NYU students: men deserve free tampons. Period.
The “free the tampon” movement has spread to New York University, where students are demanding free “menstrual hygiene products” in all bathrooms, including men’s rooms.
A group of NYU students who call themselves “Students for Sexual Respect” are circulating a petition with their demands that will be sent to the school’s administration when it reaches its targeted signature goal of 1,500, of which it already has 1,486.
"The whole petition is covered in a thick layer of entitlement and pretentious appeals to justice.”
The petition notes that while it is relatively easy for NYU students to access condoms on campus, finding a tampon or pad is apparently much more difficult.
The issue presents its financial difficulties, too, according to the petition, which suggests that “at an expensive university where many students face large amounts of debt,” student “budgets can’t always accommodate those $10 a month” needed for tampons.
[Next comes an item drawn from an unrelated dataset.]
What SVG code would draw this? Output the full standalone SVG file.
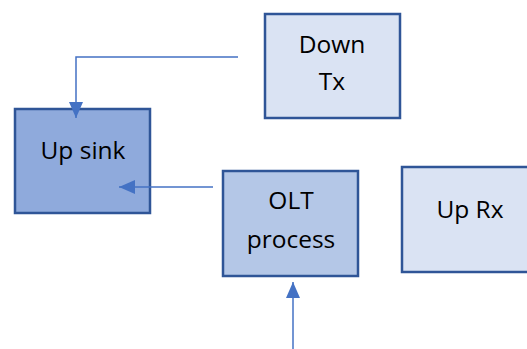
<svg xmlns="http://www.w3.org/2000/svg" width="527" height="349" viewBox="0 0 527 349">
<style>
.box{stroke:#2F5597;stroke-width:2.5}
.t{font-family:"Open Sans","Liberation Sans",sans-serif;font-size:24.5px;fill:#000;text-anchor:middle}
.c{fill:none;stroke:#4472C4;stroke-width:1.5}
</style>
<defs>
<marker id="ah2" viewBox="0 0 16 14" refX="16" refY="7" markerWidth="16" markerHeight="14" markerUnits="userSpaceOnUse" orient="auto">
<path d="M0,0 L16,7 L0,14 Z" fill="#4472C4"/>
</marker>
</defs>
<g id="up-sink">
<rect class="box" x="15" y="109" width="135" height="104" fill="#8FAADC"/>
<text class="t" x="83" y="159">Up sink</text>
</g>
<g id="down-tx">
<rect class="box" x="265" y="14" width="135" height="104" fill="#DAE3F3"/>
<text class="t" x="332" y="53">Down</text>
<text class="t" x="332" y="90">Tx</text>
</g>
<g id="olt-process">
<rect class="box" x="223" y="171" width="135" height="105" fill="#B4C7E7"/>
<text class="t" x="291" y="209">OLT</text>
<text class="t" x="291" y="248">process</text>
</g>
<g id="up-rx">
<rect class="box" x="402" y="167" width="135" height="105" fill="#DAE3F3"/>
<text class="t" x="470" y="218">Up Rx</text>
</g>
<g id="connectors">
<path class="c" d="M238,57 H76 V118" marker-end="url(#ah2)"/>
<path class="c" d="M213,187 H119" marker-end="url(#ah2)"/>
<path class="c" d="M293,349 V282" marker-end="url(#ah2)"/>
</g>
</svg>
“We shouldn’t have to choose between MHPs and other necessities like pricey textbooks, groceries, or MetroCards,” the petition declares. “Our bodies shouldn’t have to be more expensive than other bodies.”
The petition goes on to explain that many students, especially transgender students, have the experience of not being able to find a tampon in their preferred bathroom, saying that free tampons should therefore be made available in all university restrooms.
“It is common to run into a student in the bathroom who is desperately seeking a tampon or pad. What’s more, menstruating students who use men’s restrooms may not find anyone in the bathroom they are comfortable asking,” it adds. “To ensure that all students feel safe using the bathroom consistent with their gender identity there must be access to free MHPs in all university bathrooms.”
Finally, the petition concludes by arguing that inaccessibility to free tampons is a barrier to education, citing New York City mayor Bill de Blasio’s recent legislation that brought free tampon’s to the city’s public schools, which de Blasio defended by saying that “students should be able to concentrate on their studies.”
“By making MHPs inaccessible to those who need them, NYU implicitly accepts that barriers to education based on anatomy are permissible. This is unfair and discriminatory,” the petition concludes. “We implore NYU to fund a pilot program which will provide free MHPs in all restrooms—female, male, and gender neutral—throughout centrally located buildings.”
Other NYU students, however, disagree, arguing that while the petition raises some good points, its overall tone of entitlement discredits the petitioners’ arguments.
“Of course, their basic request has merit,” student Mimi Teixeira wrote in an op-ed for Order and Liberty. “However, the assertions that the lack of provided MHPs is discriminatory, a widespread financial burden, and an impediment on women’s education makes a reasonable request into a self-inflicted mockery of Millennials. The whole petition is covered in a thick layer of entitlement and pretentious appeals to justice.”